Like the zigzag roads that the Romans built in order to ascend mountains, the market continues to wind its way upwards, as demonstrated on this 60 min (market hours only) chart of the Russell 2000 E-mini Futures Index (TF).
At the moment (Monday's close), price has been generally confined to the uptrending channel. Until we see that trend broken by a series of lower highs and lows (with deeper drops), we'll likely see that continued, as the markets (backed by the Fed's unprecedented monetary easing and asset purchase programs) seem to be adept at fending off negative global and domestic news and economic events, including perceived threats of negative contagion. In other words, the markets appear to have the mentality of "Id imperfectum manet dum confectum erit." — "It ain't over until it's over."

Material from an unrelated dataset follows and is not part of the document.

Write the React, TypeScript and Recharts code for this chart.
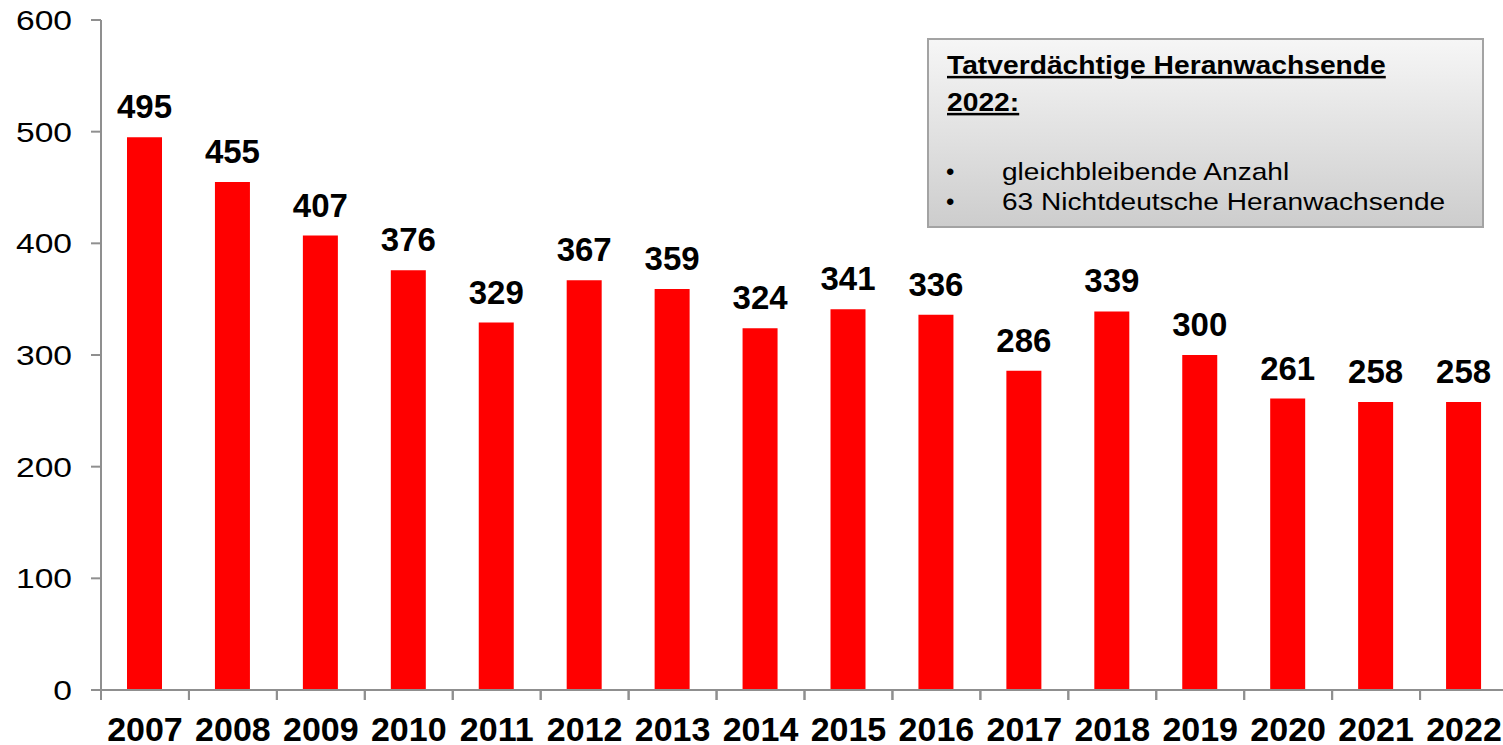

However, the notion that "government 'theft' of bank depositors' savings could not spread to other countries and would not be a concern anyway, because money tied up in the markets is not sitting in a deposit account and is, therefore, safe from a similar fate" would be naive or ill-conceived. The mere fact that this has been conceived for one country is evidence that such a scenario exists for others as an unformed probability and is subject to the irrefutable laws of nature. The Law of Attraction dictates that belief in and acceptance of such a possibility will be attracted to that source. Ultimately, force never ends well and what happens in life is eventually reflected in the markets.